[Persistence-sig] Observing object changes

Shane Hathaway shane@zope.com
Tue, 13 Aug 2002 22:19:58 -0400 (EDT)


On Wed, 14 Aug 2002, holger krekel wrote:

> Lamy Jean-Baptiste wrote:
> > Here is the API i use:
> >
> > addevent   (obj, func) -- Add    the event FUNC (=an observer) to OBJ
> > removeevent(obj, func) -- Remove the event FUNC from OBJ
> >
> > I have already written a pure Python implementation of that (feel free to
> > ask for the code if you're interested); it works well but it is really an
> > ugly hack ! The principle is to change the class of the observed object to
> > a new class that define a __setattr__ method.
>
> This is not enough.  Not every modifiction of an object goes through
> '__setattr__', e.g.
>
>     myobj.somelist.append(42)
>
> would modify 'myobj' but you wouldn't notice.
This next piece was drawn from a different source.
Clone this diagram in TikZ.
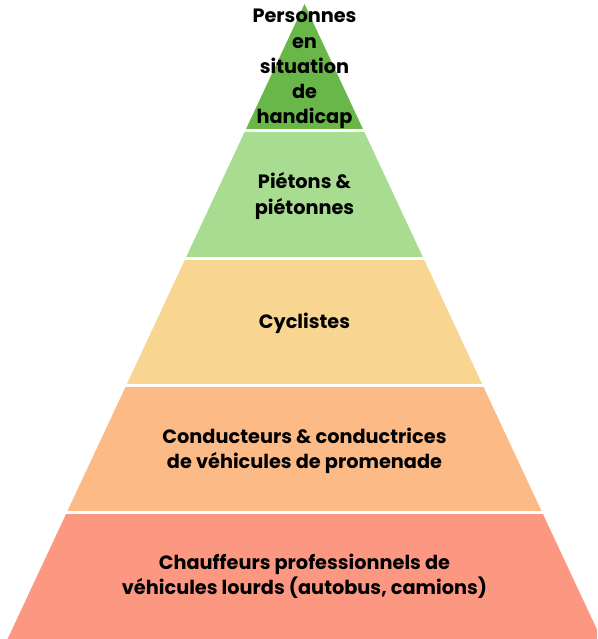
\documentclass[tikz,border=0pt]{standalone}
\usepackage{fontspec}
\setmainfont{Poppins}
\definecolor{lay1}{RGB}{106,183,73}
\definecolor{lay2}{RGB}{168,220,144}
\definecolor{lay3}{RGB}{248,214,146}
\definecolor{lay4}{RGB}{252,186,135}
\definecolor{lay5}{RGB}{252,152,130}
\tikzset{
  layertext/.style={align=center, font=\bfseries\fontsize{19.3}{25.2}\selectfont, text=black, inner sep=0pt},
  sep/.style={draw=white, line width=3pt}
}
\begin{document}
\begin{tikzpicture}[x=1pt,y=-1pt]
\useasboundingbox (0,0) rectangle (597,639);
\clip (0,0) rectangle (597,639);
% half width = 0.4675*(y-4), centre 304.5
\fill[lay1] (304.5,4) -- (363.9,131) -- (245.1,131) -- cycle;
\fill[lay2] (245.1,131) -- (363.9,131) -- (423.3,258) -- (185.7,258) -- cycle;
\fill[lay3] (185.7,258) -- (423.3,258) -- (482.6,385) -- (126.4,385) -- cycle;
\fill[lay4] (126.4,385) -- (482.6,385) -- (542.0,512) -- (67.0,512) -- cycle;
\fill[lay5] (67.0,512) -- (542.0,512) -- (601.4,639) -- (7.6,639) -- cycle;
\draw[sep] (230,131) -- (380,131);
\draw[sep] (170,258) -- (440,258);
\draw[sep] (110,385) -- (500,385);
\draw[sep] (50,512) -- (560,512);
\node[layertext] (t1) at (304.5,69) {Personnes\\en\\situation\\de\\handicap};
\node[layertext] (t2) at (304.5,196) {Piétons \&\\piétonnes};
\node[layertext] (t3) at (304.5,323) {Cyclistes};
\node[layertext] (t4) at (304.5,451) {Conducteurs \& conductrices\\de véhicules de promenade};
\node[layertext] (t5) at (304.5,576) {Chauffeurs professionnels de\\véhicules lourds (autobus, camions)};
\end{tikzpicture}
\end{document}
So everything an object
> passes out (like its attribute) would need to have a thin wrapper which
> holds a reference to "its" object and notifies upon change.  This is
> likely to be a recursive process.

This is a classic problem in ZODB applications.  The normal ZODB solution
looks like this:

  myobj.somelist.append(42)
  myobj._p_changed = 1

an alternative:

  myobj.somelist.append(42)
  myobj.somelist = myobj.somelist

Most ZODB programmers can accept this; it's not too bad.  But here's the
thing that concerns me: both of the above well-known idioms are still not
quite correct.  If, for whatever reason, an exception occurs between
appending to the list and notifying the persistence framework, and the
transaction aborts, the list may be left in an inconsistent state.  The
list won't be rolled back if its containing object wasn't changed in some
other way.  If 42 is an important number, this might be a serious problem.
;-)

If you just reverse the two statements, the lurking bug goes away.  But it
still bothers me because the programmer has to be so careful to get it
just right.  I hope this SIG will look into ways of solving this (for all
kinds of persistence, not just ZODB).